■ The task ■
Your task is to repeat the lines from the line with "Emit a Python" to the line with "import plotly.graph_objects as go", both ends included, and nothing else. Pictures stay out of the copy.
_ _ _ _
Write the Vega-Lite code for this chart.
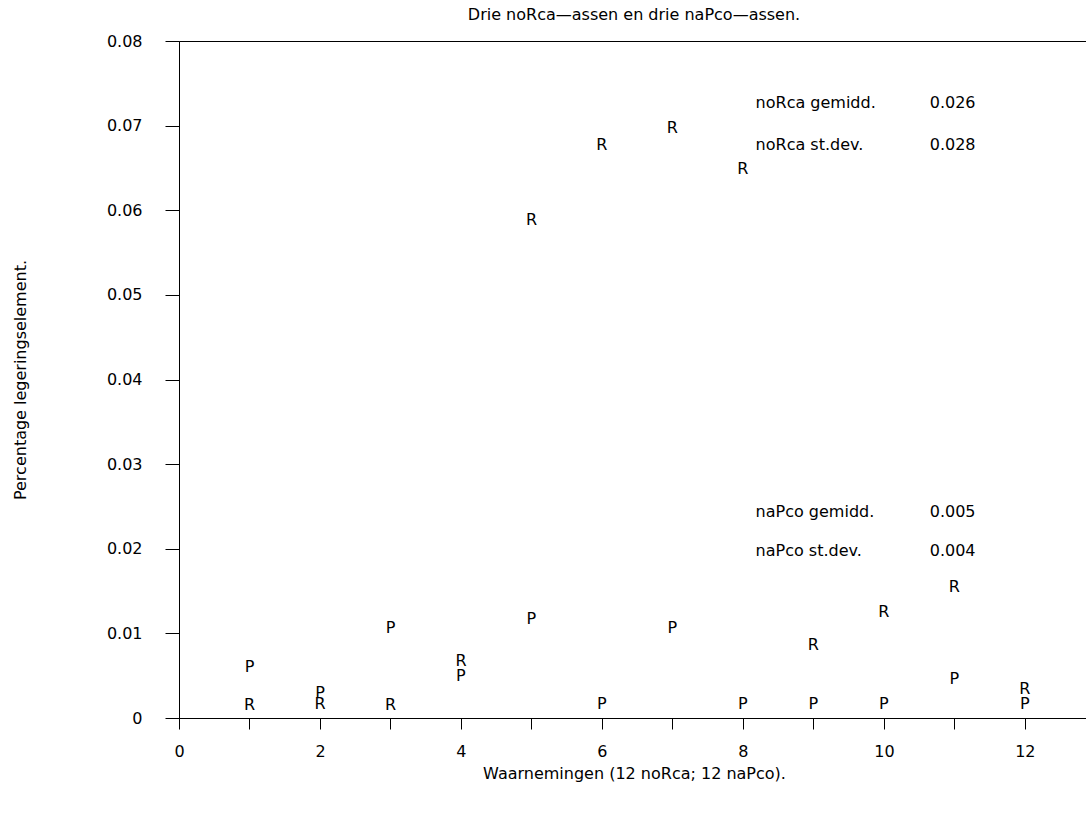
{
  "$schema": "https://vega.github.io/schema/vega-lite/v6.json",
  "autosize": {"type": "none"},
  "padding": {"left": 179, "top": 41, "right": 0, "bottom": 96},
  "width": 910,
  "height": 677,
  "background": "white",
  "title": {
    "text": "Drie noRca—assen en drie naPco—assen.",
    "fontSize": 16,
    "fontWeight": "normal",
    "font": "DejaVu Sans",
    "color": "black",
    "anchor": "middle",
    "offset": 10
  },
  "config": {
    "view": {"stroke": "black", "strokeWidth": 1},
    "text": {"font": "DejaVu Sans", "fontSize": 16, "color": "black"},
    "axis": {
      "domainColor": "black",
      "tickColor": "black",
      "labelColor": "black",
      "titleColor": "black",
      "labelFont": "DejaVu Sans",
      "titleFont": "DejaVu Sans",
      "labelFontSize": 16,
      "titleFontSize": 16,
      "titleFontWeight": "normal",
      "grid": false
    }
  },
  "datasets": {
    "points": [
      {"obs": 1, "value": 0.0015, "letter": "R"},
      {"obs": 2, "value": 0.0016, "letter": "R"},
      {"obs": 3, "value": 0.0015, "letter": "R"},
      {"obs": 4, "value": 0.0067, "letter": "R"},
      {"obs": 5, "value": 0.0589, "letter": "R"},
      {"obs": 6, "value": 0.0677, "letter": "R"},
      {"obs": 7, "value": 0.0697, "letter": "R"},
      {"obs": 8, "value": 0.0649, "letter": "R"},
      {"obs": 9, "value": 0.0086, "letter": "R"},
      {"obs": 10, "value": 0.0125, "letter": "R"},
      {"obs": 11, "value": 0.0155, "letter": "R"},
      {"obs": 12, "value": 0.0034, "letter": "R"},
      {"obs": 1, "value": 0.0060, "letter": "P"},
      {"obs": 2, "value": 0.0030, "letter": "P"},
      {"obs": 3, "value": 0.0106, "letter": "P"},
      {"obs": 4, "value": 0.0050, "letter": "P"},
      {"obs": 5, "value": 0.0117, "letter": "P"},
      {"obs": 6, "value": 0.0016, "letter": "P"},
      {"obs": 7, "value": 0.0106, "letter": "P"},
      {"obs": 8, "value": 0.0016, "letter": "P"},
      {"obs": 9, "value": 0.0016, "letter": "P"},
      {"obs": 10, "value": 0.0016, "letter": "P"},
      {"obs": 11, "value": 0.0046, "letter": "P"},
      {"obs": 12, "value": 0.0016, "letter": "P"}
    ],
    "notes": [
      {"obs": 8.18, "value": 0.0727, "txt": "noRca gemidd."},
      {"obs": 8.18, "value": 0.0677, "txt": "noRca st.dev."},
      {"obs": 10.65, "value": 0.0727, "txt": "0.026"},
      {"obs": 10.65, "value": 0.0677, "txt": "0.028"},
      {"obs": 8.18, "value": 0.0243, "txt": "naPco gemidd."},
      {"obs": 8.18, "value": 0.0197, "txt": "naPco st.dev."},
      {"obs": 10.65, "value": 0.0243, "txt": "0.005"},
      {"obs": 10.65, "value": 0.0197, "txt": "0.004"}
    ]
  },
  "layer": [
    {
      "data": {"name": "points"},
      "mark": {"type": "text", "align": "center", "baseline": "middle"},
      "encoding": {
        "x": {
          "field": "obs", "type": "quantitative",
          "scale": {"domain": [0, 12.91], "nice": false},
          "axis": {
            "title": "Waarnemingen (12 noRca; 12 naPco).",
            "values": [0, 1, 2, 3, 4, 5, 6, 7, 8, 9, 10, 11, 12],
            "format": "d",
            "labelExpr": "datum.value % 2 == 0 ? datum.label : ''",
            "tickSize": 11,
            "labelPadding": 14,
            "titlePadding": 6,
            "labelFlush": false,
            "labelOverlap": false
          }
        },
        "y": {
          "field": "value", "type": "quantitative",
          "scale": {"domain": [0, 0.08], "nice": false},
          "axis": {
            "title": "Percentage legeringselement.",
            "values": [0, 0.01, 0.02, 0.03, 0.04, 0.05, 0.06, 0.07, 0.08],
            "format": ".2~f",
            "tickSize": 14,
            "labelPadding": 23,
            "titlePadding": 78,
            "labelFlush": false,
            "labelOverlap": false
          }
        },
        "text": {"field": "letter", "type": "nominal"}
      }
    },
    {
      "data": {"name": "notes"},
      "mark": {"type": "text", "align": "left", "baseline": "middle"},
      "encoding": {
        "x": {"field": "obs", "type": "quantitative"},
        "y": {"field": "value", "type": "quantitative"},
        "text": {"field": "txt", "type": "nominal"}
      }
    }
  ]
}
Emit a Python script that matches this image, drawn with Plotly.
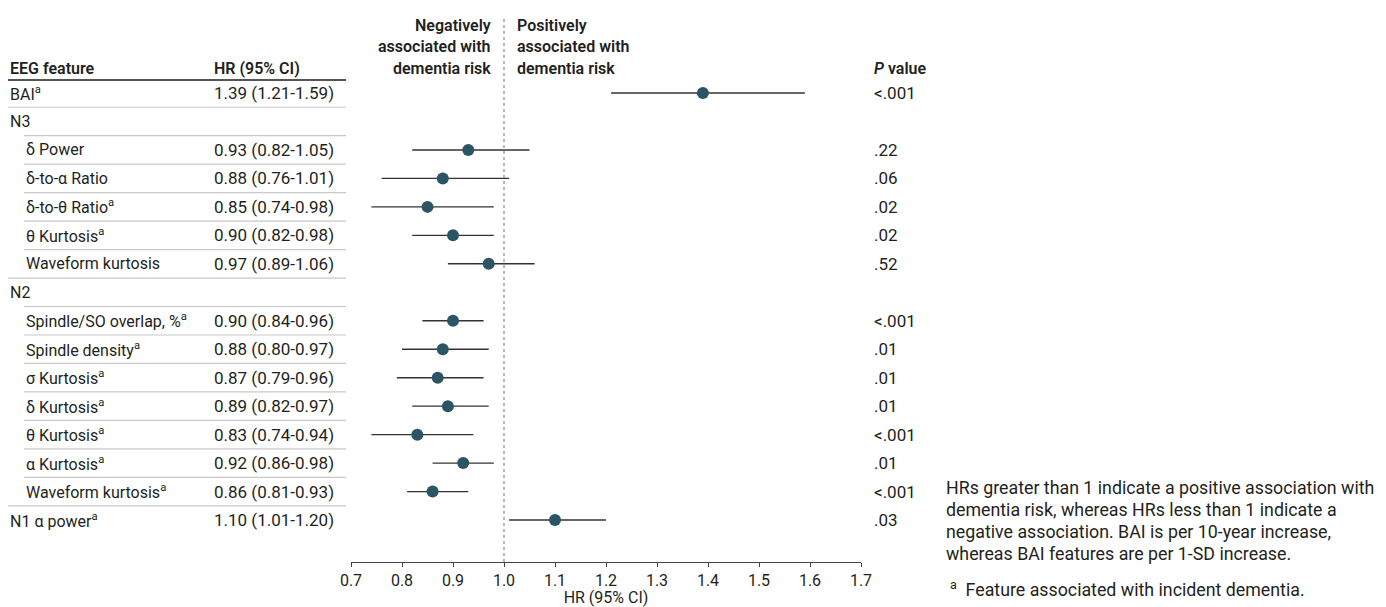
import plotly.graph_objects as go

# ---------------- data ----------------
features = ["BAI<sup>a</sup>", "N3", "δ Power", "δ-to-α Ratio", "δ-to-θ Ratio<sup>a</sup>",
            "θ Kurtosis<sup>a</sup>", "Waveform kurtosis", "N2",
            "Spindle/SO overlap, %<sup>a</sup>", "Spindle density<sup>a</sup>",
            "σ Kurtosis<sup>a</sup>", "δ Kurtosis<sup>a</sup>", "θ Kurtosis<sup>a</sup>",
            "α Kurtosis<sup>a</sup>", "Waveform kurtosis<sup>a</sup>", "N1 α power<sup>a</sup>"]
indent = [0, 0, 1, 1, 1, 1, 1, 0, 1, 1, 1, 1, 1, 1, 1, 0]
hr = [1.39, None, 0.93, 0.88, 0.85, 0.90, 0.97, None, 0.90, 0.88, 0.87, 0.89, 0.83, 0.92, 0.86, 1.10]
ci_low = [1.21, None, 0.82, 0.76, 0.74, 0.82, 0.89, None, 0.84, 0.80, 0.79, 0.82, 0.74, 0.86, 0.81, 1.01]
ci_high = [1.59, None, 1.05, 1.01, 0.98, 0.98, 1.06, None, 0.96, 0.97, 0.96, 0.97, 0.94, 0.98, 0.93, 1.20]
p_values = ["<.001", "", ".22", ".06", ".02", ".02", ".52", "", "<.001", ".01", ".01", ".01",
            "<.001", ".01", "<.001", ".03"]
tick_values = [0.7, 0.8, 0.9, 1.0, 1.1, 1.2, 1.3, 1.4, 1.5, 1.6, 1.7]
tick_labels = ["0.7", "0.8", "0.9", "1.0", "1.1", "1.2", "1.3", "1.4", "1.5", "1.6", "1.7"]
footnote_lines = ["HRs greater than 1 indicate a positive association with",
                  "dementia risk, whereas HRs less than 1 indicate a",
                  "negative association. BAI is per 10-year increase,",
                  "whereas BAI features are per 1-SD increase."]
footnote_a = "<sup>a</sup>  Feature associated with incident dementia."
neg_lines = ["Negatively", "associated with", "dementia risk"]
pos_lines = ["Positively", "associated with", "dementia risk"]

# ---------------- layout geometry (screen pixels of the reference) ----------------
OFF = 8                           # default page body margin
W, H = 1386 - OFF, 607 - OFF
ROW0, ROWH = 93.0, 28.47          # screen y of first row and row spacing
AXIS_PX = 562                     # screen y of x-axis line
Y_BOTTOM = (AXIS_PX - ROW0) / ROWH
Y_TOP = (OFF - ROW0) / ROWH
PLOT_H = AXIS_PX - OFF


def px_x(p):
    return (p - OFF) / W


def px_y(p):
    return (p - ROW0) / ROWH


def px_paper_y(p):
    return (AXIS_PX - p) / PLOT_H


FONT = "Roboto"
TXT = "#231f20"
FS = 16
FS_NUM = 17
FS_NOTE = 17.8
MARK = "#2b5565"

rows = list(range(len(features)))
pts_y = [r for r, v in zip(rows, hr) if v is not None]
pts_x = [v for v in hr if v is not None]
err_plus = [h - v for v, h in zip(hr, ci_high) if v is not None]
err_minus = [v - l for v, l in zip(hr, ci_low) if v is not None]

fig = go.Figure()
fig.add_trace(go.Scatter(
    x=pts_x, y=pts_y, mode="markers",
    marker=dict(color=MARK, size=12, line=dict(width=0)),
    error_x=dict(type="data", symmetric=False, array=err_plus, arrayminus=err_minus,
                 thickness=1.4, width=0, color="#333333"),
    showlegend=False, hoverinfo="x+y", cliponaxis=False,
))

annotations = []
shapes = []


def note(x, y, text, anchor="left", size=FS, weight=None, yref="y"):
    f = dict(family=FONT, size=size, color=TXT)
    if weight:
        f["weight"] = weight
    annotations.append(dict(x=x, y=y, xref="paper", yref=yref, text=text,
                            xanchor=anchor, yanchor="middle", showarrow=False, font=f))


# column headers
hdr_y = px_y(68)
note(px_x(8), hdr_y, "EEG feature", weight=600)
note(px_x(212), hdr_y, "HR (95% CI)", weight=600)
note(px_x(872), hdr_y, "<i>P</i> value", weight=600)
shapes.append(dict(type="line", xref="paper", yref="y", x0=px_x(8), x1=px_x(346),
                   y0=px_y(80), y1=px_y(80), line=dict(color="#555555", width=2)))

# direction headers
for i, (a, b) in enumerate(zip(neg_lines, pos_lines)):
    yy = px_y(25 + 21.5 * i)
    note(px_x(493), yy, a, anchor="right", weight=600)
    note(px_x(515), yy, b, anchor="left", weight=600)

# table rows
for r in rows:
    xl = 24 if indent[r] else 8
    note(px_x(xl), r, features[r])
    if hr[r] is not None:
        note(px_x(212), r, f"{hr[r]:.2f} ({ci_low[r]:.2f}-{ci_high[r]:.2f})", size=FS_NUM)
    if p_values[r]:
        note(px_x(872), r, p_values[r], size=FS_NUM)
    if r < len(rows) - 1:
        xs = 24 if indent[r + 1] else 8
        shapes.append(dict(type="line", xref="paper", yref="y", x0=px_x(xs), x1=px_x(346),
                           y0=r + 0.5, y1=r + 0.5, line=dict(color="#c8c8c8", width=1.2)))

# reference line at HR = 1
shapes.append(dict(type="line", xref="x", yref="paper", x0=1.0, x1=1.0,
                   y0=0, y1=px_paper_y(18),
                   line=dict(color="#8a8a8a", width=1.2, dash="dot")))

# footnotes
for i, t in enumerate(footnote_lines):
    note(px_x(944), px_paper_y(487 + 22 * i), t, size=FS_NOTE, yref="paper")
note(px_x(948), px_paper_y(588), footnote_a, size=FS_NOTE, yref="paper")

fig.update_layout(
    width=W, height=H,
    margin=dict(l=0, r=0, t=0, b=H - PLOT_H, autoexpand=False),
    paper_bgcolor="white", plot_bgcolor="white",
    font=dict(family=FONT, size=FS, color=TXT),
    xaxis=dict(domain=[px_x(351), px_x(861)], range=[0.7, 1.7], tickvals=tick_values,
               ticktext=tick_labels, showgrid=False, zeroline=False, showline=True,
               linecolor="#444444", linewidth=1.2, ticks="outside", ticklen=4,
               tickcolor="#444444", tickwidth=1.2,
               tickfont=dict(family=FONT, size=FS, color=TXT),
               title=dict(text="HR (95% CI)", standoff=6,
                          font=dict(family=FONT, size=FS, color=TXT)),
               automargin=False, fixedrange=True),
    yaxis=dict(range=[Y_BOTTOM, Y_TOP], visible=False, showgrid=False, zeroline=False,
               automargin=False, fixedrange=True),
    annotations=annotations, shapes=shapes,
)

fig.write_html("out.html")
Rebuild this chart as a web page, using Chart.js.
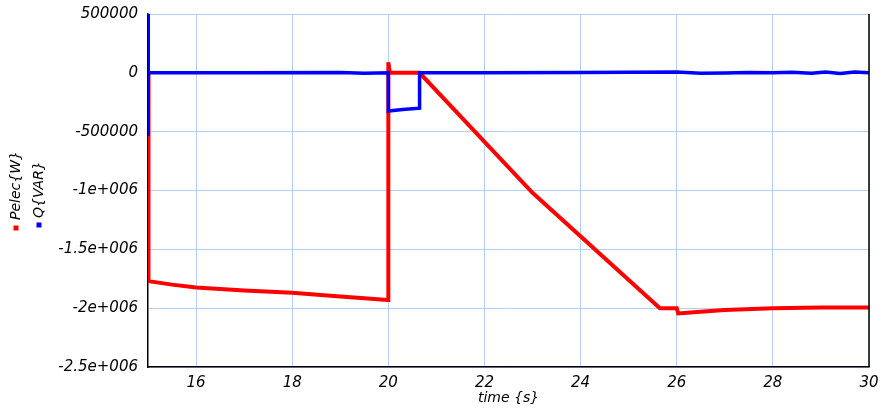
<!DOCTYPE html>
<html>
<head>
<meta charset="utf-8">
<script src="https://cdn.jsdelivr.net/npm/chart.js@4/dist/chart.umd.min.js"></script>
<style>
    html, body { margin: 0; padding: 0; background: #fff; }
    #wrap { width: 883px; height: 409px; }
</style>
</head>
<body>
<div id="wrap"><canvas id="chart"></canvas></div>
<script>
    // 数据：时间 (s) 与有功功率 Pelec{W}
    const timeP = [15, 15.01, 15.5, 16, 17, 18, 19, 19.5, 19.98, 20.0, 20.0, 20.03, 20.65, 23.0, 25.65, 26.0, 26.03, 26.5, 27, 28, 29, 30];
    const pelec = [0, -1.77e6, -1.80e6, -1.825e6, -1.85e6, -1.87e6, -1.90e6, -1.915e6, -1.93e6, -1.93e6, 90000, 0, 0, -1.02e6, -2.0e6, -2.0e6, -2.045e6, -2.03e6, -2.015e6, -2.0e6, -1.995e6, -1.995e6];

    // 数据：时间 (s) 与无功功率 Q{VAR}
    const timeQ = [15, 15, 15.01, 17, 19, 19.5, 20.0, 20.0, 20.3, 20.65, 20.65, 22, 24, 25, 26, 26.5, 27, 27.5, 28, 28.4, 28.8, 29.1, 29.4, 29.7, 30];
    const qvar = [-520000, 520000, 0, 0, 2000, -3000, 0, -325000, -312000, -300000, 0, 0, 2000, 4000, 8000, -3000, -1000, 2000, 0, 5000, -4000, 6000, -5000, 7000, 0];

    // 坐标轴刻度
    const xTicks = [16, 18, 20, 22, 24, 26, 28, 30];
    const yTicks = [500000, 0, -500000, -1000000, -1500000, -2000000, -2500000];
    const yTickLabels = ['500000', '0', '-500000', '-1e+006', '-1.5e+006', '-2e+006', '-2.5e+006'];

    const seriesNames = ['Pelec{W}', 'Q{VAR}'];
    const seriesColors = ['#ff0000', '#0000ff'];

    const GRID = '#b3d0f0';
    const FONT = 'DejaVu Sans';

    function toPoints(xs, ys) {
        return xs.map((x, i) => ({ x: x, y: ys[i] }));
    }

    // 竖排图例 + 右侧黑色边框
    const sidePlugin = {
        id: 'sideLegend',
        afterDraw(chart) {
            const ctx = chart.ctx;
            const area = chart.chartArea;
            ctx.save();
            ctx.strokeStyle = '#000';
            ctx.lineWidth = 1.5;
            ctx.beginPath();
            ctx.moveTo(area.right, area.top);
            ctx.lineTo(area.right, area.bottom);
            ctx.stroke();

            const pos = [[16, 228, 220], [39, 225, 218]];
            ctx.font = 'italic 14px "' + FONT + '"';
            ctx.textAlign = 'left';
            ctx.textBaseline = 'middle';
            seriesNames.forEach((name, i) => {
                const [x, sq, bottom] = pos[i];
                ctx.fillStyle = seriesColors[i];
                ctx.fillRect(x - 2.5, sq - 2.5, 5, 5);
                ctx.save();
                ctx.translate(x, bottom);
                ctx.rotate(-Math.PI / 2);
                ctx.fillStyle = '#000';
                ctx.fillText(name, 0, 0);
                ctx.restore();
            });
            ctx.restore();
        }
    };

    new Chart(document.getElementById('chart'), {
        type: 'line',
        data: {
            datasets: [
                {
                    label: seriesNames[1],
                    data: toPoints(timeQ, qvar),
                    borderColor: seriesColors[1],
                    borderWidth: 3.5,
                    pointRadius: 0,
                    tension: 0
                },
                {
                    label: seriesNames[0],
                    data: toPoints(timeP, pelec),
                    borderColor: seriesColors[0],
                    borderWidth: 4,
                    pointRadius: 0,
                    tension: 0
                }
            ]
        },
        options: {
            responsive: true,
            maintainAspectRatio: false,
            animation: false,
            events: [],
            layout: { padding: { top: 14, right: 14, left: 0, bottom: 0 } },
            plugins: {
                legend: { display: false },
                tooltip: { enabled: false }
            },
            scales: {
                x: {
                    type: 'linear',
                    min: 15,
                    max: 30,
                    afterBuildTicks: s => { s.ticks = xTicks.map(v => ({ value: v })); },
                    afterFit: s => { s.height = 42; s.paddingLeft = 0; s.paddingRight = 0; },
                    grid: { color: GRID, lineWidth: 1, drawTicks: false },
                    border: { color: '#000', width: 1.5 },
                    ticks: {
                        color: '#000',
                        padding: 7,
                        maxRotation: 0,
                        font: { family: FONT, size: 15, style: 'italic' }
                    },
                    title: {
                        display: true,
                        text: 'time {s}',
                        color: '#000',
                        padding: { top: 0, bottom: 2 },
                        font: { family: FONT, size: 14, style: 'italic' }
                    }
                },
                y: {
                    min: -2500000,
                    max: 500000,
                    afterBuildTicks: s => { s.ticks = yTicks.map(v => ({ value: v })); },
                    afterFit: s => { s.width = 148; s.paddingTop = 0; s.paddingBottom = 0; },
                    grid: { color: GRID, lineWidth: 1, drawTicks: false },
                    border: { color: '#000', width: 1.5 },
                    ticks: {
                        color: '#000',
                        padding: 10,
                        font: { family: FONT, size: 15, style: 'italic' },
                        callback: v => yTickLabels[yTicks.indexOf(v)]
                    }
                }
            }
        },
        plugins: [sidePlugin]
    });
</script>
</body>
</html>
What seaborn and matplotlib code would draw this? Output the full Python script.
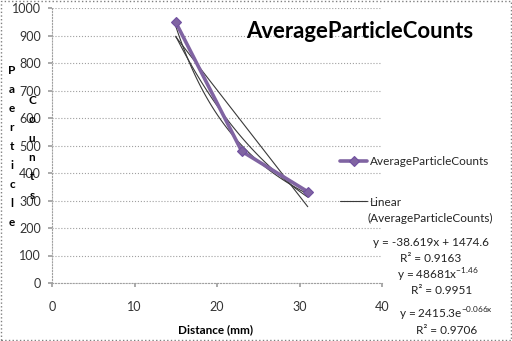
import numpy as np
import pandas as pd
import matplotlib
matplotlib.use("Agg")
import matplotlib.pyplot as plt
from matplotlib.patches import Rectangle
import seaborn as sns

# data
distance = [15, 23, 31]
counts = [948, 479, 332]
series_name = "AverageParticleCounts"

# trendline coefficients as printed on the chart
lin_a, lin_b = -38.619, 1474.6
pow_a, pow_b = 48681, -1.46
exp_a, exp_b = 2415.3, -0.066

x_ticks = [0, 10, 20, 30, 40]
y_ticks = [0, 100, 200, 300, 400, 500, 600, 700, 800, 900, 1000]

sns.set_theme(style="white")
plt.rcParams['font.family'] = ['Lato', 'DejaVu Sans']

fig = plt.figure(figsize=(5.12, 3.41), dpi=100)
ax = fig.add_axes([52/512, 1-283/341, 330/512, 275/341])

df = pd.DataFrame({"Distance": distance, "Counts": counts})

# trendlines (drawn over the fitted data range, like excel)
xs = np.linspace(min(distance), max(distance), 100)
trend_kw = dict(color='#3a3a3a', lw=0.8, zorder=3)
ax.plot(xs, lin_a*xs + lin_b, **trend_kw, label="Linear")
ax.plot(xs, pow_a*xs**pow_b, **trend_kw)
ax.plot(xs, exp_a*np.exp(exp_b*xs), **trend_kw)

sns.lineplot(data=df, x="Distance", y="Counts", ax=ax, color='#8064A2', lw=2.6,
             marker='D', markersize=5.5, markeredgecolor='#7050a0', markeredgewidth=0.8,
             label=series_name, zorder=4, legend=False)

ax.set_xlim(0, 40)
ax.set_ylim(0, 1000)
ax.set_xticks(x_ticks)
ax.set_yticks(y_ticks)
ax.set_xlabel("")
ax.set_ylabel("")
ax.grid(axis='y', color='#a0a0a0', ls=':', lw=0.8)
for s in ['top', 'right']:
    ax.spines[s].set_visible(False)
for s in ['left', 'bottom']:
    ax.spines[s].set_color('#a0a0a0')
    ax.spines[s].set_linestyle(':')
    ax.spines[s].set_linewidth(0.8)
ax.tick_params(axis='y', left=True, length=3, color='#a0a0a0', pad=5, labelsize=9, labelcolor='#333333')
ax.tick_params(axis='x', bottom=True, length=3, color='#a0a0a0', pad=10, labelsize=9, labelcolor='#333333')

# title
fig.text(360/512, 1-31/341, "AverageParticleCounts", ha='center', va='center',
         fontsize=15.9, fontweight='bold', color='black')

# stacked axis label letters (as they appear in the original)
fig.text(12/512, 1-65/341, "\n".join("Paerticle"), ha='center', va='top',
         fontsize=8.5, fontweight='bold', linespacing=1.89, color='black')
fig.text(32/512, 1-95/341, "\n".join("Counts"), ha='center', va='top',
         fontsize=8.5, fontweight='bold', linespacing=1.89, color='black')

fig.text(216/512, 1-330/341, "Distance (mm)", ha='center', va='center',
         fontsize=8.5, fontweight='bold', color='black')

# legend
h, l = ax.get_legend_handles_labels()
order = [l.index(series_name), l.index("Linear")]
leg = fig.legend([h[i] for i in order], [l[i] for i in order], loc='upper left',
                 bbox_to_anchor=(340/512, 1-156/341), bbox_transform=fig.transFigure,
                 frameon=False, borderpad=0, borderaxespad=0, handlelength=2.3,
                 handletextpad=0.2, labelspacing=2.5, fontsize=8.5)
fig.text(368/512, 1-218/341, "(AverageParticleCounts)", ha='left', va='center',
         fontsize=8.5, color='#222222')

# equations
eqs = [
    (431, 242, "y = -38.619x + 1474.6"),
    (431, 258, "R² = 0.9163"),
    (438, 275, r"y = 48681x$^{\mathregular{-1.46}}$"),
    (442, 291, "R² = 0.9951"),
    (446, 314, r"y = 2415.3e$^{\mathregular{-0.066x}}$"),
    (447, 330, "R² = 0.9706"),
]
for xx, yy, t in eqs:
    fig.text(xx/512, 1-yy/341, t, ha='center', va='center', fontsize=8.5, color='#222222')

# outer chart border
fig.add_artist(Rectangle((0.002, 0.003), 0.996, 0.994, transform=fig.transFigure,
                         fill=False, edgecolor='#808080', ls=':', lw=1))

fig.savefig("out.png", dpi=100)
_ _ _ _
■ Task output ■
Emit a Python script that matches this image, drawn with Plotly.
import plotly.graph_objects as go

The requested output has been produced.